TASK PROMPT – Retype only what runs from the first line of the records to the line with "const yFmt = v", inclusive, and no pictures.
◆ ◆ ◆ ◆ ◆
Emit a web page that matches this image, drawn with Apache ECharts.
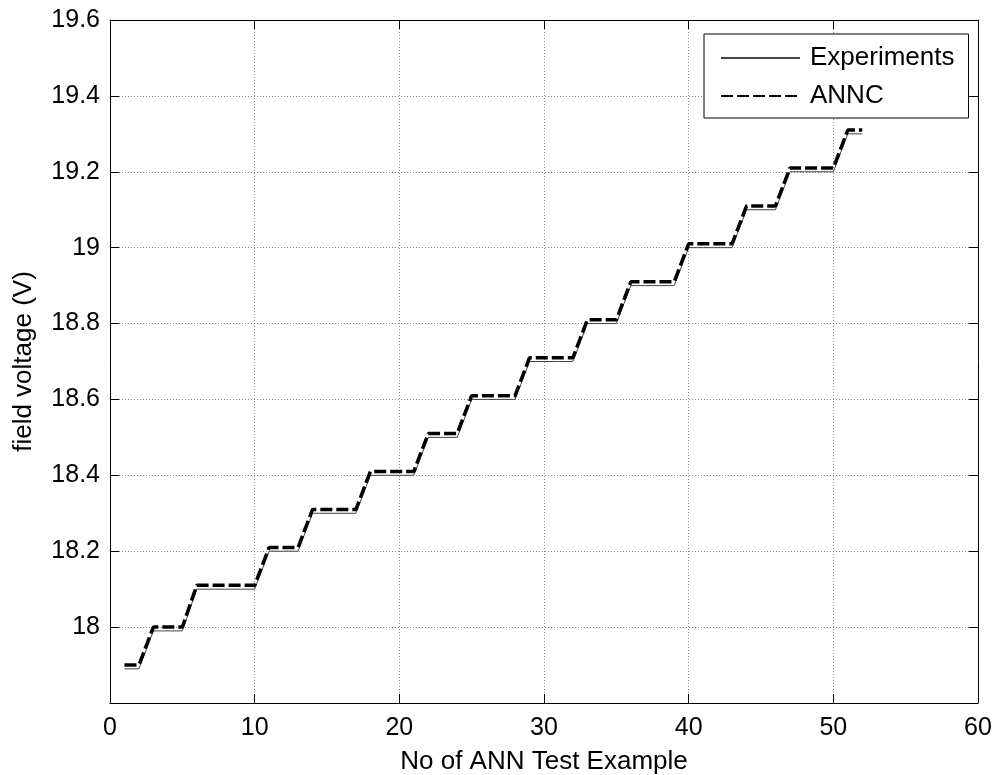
<!DOCTYPE html>
<html>
<head>
<meta charset="utf-8">
<script src="https://cdn.jsdelivr.net/npm/echarts@6/dist/echarts.min.js"></script>
<style>
html,body{margin:0;padding:0;background:#fff;}
#chart{width:995px;height:775px;}
</style>
</head>
<body>
<div id="chart"></div>
<script>
const testIndex = [1,2,3,4,5,6,7,8,9,10,11,12,13,14,15,16,17,18,19,20,21,22,23,24,25,26,27,28,29,30,31,32,33,34,35,36,37,38,39,40,41,42,43,44,45,46,47,48,49,50,51,52];
const experiments = [17.89,17.89,17.99,17.99,17.99,18.10,18.10,18.10,18.10,18.10,18.20,18.20,18.20,18.30,18.30,18.30,18.30,18.40,18.40,18.40,18.40,18.50,18.50,18.50,18.60,18.60,18.60,18.60,18.70,18.70,18.70,18.70,18.80,18.80,18.80,18.90,18.90,18.90,18.90,19.00,19.00,19.00,19.00,19.10,19.10,19.10,19.20,19.20,19.20,19.20,19.30,19.30];
const annc = [17.90,17.90,18.00,18.00,18.00,18.11,18.11,18.11,18.11,18.11,18.21,18.21,18.21,18.31,18.31,18.31,18.31,18.41,18.41,18.41,18.41,18.51,18.51,18.51,18.61,18.61,18.61,18.61,18.71,18.71,18.71,18.71,18.81,18.81,18.81,18.91,18.91,18.91,18.91,19.01,19.01,19.01,19.01,19.11,19.11,19.11,19.21,19.21,19.21,19.21,19.31,19.31];
const seriesNames = ['Experiments','ANNC'];
const xTitle = 'No of ANN Test Example';
const yTitle = 'field voltage (V)';

const FONT = 'Liberation Sans, Arial, sans-serif';
const FS = 25;   // tick labels
const FT = 26;   // titles and legend
const chart = echarts.init(document.getElementById('chart'), null, {renderer:'canvas'});

const yFmt = v => (Math.abs(v - 17.8) < 1e-6) ? '' : String(Math.round(v * 10) / 10);

const option = {
  backgroundColor: '#fff',
  animation: false,
  textStyle: {fontFamily: FONT},
  grid: {left: 110, top: 20, right: 17, bottom: 72, containLabel: false, outerBoundsMode: 'none'},
  legend: {
    orient: 'vertical',
    left: 704, top: 34,
    padding: [10, 14, 8, 16],
    itemGap: 10,
    itemWidth: 79, itemHeight: 20,
    backgroundColor: '#fff',
    borderColor: '#000', borderWidth: 1, borderRadius: 0,
    itemStyle: {opacity: 0},
    textStyle: {fontFamily: FONT, fontSize: FT, color: '#000', lineHeight: 28, padding: [0, 0, 0, 5]},
    data: seriesNames
  },
  xAxis: [{
    type: 'value', min: 0, max: 60, interval: 10,
    name: xTitle, nameLocation: 'middle', nameGap: 46,
    nameTextStyle: {fontFamily: FONT, fontSize: FT, color: '#000'},
    axisLine: {show: true, onZero: false, lineStyle: {color: '#000', width: 1}},
    axisTick: {show: true, inside: true, length: 9, lineStyle: {color: '#000'}},
    axisLabel: {fontFamily: FONT, fontSize: FS, color: '#000', margin: 13},
    splitLine: {show: true, lineStyle: {color: '#8a8a8a', type: [1, 2], width: 1}}
  }, {
    type: 'value', min: 0, max: 60, interval: 10, position: 'top',
    axisLine: {show: true, onZero: false, lineStyle: {color: '#000', width: 1}},
    axisTick: {show: true, inside: true, length: 9, lineStyle: {color: '#000'}},
    axisLabel: {show: false}, splitLine: {show: false}
  }],
  yAxis: [{
    type: 'value', min: 17.8, max: 19.6, interval: 0.2,
    name: yTitle, nameLocation: 'middle', nameGap: 73, nameRotate: 90,
    nameTextStyle: {fontFamily: FONT, fontSize: FT, color: '#000'},
    axisLine: {show: true, onZero: false, lineStyle: {color: '#000', width: 1}},
    axisTick: {show: true, inside: true, length: 9, lineStyle: {color: '#000'}},
    axisLabel: {fontFamily: FONT, fontSize: FS, color: '#000', margin: 10, formatter: yFmt},
    splitLine: {show: true, lineStyle: {color: '#8a8a8a', type: [1, 2], width: 1}}
  }, {
    type: 'value', min: 17.8, max: 19.6, interval: 0.2, position: 'right',
    axisLine: {show: true, onZero: false, lineStyle: {color: '#000', width: 1}},
    axisTick: {show: true, inside: true, length: 9, lineStyle: {color: '#000'}},
    axisLabel: {show: false}, splitLine: {show: false}
  }],
  series: [{
    name: seriesNames[0], type: 'line', xAxisIndex: 0, yAxisIndex: 0,
    data: testIndex.map((x, i) => [x, experiments[i]]),
    symbol: 'none', showSymbol: false,
    lineStyle: {color: '#444', width: 1},
    itemStyle: {color: '#444'},
    z: 2
  }, {
    name: seriesNames[1], type: 'line', xAxisIndex: 0, yAxisIndex: 0,
    data: testIndex.map((x, i) => [x, annc[i]]),
    symbol: 'none', showSymbol: false,
    lineStyle: {color: '#000', width: 3.5, type: [12, 4]},
    itemStyle: {color: '#000'},
    z: 3
  }]
};
chart.setOption(option);
</script>
</body>
</html>
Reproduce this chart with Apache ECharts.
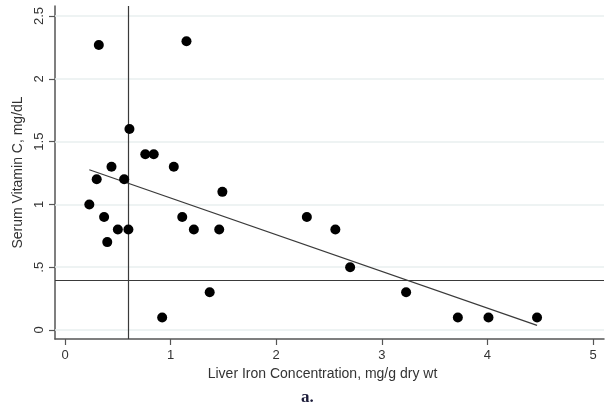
<!DOCTYPE html>
<html>
<head>
<meta charset="utf-8">
<script src="https://cdn.jsdelivr.net/npm/echarts@6/dist/echarts.min.js"></script>
<style>
  html, body { margin: 0; padding: 0; background: #fff; }
  #chart { width: 609px; height: 410px; }
</style>
</head>
<body>
<div id="chart"></div>
<script>
// Liver iron concentration (mg/g dry wt) vs serum vitamin C (mg/dL)
const liverIron = [0.32, 1.15, 0.61, 0.76, 0.84, 0.44, 1.03, 0.30, 0.56, 0.23,
                   0.37, 1.11, 0.50, 0.60, 1.22, 0.40, 1.49, 1.46, 1.37, 0.92,
                   2.29, 2.56, 2.70, 3.23, 3.72, 4.01, 4.47];
const vitaminC  = [2.27, 2.30, 1.60, 1.40, 1.40, 1.30, 1.30, 1.20, 1.20, 1.00,
                   0.90, 0.90, 0.80, 0.80, 0.80, 0.70, 1.10, 0.80, 0.30, 0.10,
                   0.90, 0.80, 0.50, 0.30, 0.10, 0.10, 0.10];

// Axis ticks and their printed labels
const xTickValues = [0, 1, 2, 3, 4, 5];
const xTickLabels = ['0', '1', '2', '3', '4', '5'];
const yTickValues = [0, 0.5, 1, 1.5, 2, 2.5];
const yTickLabels = ['0', '.5', '1', '1.5', '2', '2.5'];

// Cut-off reference lines
const ironCutoff = 0.6;
const vitaminCCutoff = 0.4;

// Least-squares fit over the observed range
function linearFit(xs, ys) {
  const n = xs.length;
  const mx = xs.reduce((a, b) => a + b, 0) / n;
  const my = ys.reduce((a, b) => a + b, 0) / n;
  let sxy = 0, sxx = 0;
  for (let i = 0; i < n; i++) {
    sxy += (xs[i] - mx) * (ys[i] - my);
    sxx += (xs[i] - mx) * (xs[i] - mx);
  }
  const slope = sxy / sxx;
  return { slope, intercept: my - slope * mx };
}
const fit = linearFit(liverIron, vitaminC);
const xLo = Math.min(...liverIron), xHi = Math.max(...liverIron);
const fitLine = [[xLo, fit.intercept + fit.slope * xLo], [xHi, fit.intercept + fit.slope * xHi]];

const points = liverIron.map((x, i) => [x, vitaminC[i]]);

const FONT = '"Liberation Sans", Arial, sans-serif';
const chart = echarts.init(document.getElementById('chart'), null, { renderer: 'canvas' });

chart.setOption({
  animation: false,
  backgroundColor: '#ffffff',
  grid: { left: 55, right: 5, top: 6, bottom: 71, containLabel: false },
  xAxis: {
    type: 'value',
    min: -0.095,
    max: 5.104,
    name: 'Liver Iron Concentration, mg/g dry wt',
    nameLocation: 'middle',
    nameGap: 25,
    nameTextStyle: { fontFamily: FONT, fontSize: 14, color: '#333', padding: [0, 14, 0, 0] },
    axisLine: { show: true, onZero: false, lineStyle: { color: '#555', width: 1.5 } },
    axisTick: { show: true, length: 6, customValues: xTickValues, lineStyle: { color: '#555', width: 1.2 } },
    axisLabel: {
      customValues: xTickValues,
      margin: 10,
      fontFamily: FONT, fontSize: 13, color: '#333',
      formatter: v => xTickLabels[xTickValues.indexOf(v)] ?? ''
    },
    splitLine: { show: false }
  },
  yAxis: {
    type: 'value',
    min: -0.0717,
    max: 2.58,
    name: 'Serum Vitamin C, mg/dL',
    nameLocation: 'middle',
    nameGap: 29,
    nameTextStyle: { fontFamily: FONT, fontSize: 14, color: '#333' },
    axisLine: { show: true, onZero: false, lineStyle: { color: '#555', width: 1.5 } },
    axisTick: { show: true, length: 6, customValues: yTickValues, lineStyle: { color: '#555', width: 1.2 } },
    axisLabel: {
      customValues: yTickValues,
      rotate: 90,
      margin: 9,
      fontFamily: FONT, fontSize: 13, color: '#333',
      formatter: v => yTickLabels[yTickValues.indexOf(v)] ?? ''
    },
    splitLine: { show: false }
  },
  series: [
    {
      // light horizontal guides at each y tick
      type: 'line',
      data: [],
      z: 1,
      silent: true,
      markLine: {
        z: 1,
        silent: true,
        symbol: 'none',
        label: { show: false },
        lineStyle: { color: '#e9efef', width: 1.5, type: 'solid' },
        data: yTickValues.map(v => ({ yAxis: v }))
      }
    },
    {
      // cut-off lines
      type: 'line',
      data: [],
      z: 2,
      silent: true,
      markLine: {
        z: 2,
        silent: true,
        symbol: 'none',
        label: { show: false },
        lineStyle: { color: '#3a3a3a', width: 1.2, type: 'solid' },
        data: [{ xAxis: ironCutoff }, { yAxis: vitaminCCutoff }]
      }
    },
    {
      type: 'line',
      data: fitLine,
      z: 3,
      symbol: 'none',
      lineStyle: { color: '#3a3a3a', width: 1.2 }
    },
    {
      type: 'scatter',
      data: points,
      z: 6,
      symbol: 'circle',
      symbolSize: 10,
      itemStyle: { color: '#000', opacity: 1 }
    }
  ],
  graphic: [
    {
      type: 'text',
      left: 301,
      top: 389,
      style: {
        text: 'a.',
        fontFamily: '"Liberation Serif", "Times New Roman", serif',
        fontWeight: 'bold',
        fontSize: 17,
        fill: '#1c1c3a'
      }
    }
  ]
});
</script>
</body>
</html>
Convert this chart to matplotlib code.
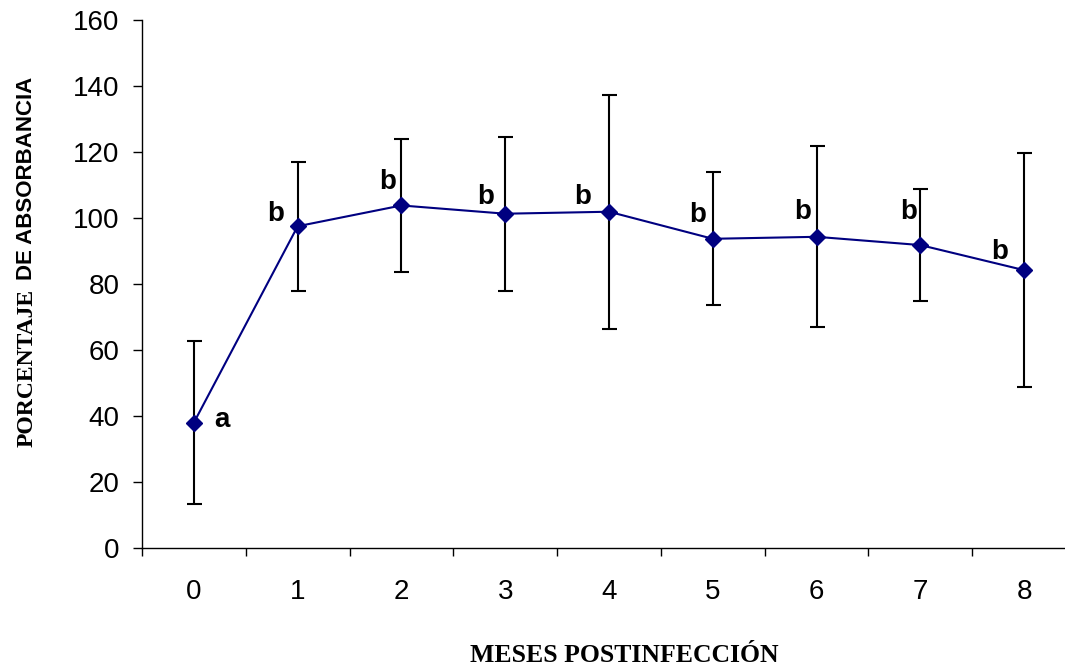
◆ ◆ ◆ ◆ ◆
SOLUTION TO THE PROBLEM –
Emit a web page that matches this image, drawn with Apache ECharts.
<!DOCTYPE html>
<html>
<head>
<meta charset="utf-8">
<script src="https://cdn.jsdelivr.net/npm/echarts@6/dist/echarts.min.js"></script>
<style>
html,body{margin:0;padding:0;background:#fff;}
#chart{width:995px;height:775px;}
</style>
</head>
<body>
<div id="chart"></div>
<script>
const testIndex = [1,2,3,4,5,6,7,8,9,10,11,12,13,14,15,16,17,18,19,20,21,22,23,24,25,26,27,28,29,30,31,32,33,34,35,36,37,38,39,40,41,42,43,44,45,46,47,48,49,50,51,52];
const experiments = [17.89,17.89,17.99,17.99,17.99,18.10,18.10,18.10,18.10,18.10,18.20,18.20,18.20,18.30,18.30,18.30,18.30,18.40,18.40,18.40,18.40,18.50,18.50,18.50,18.60,18.60,18.60,18.60,18.70,18.70,18.70,18.70,18.80,18.80,18.80,18.90,18.90,18.90,18.90,19.00,19.00,19.00,19.00,19.10,19.10,19.10,19.20,19.20,19.20,19.20,19.30,19.30];
const annc = [17.90,17.90,18.00,18.00,18.00,18.11,18.11,18.11,18.11,18.11,18.21,18.21,18.21,18.31,18.31,18.31,18.31,18.41,18.41,18.41,18.41,18.51,18.51,18.51,18.61,18.61,18.61,18.61,18.71,18.71,18.71,18.71,18.81,18.81,18.81,18.91,18.91,18.91,18.91,19.01,19.01,19.01,19.01,19.11,19.11,19.11,19.21,19.21,19.21,19.21,19.31,19.31];
const seriesNames = ['Experiments','ANNC'];
const xTitle = 'No of ANN Test Example';
const yTitle = 'field voltage (V)';

const FONT = 'Liberation Sans, Arial, sans-serif';
const FS = 25;   // tick labels
const FT = 26;   // titles and legend
const chart = echarts.init(document.getElementById('chart'), null, {renderer:'canvas'});

const yFmt = v => (Math.abs(v - 17.8) < 1e-6) ? '' : String(Math.round(v * 10) / 10);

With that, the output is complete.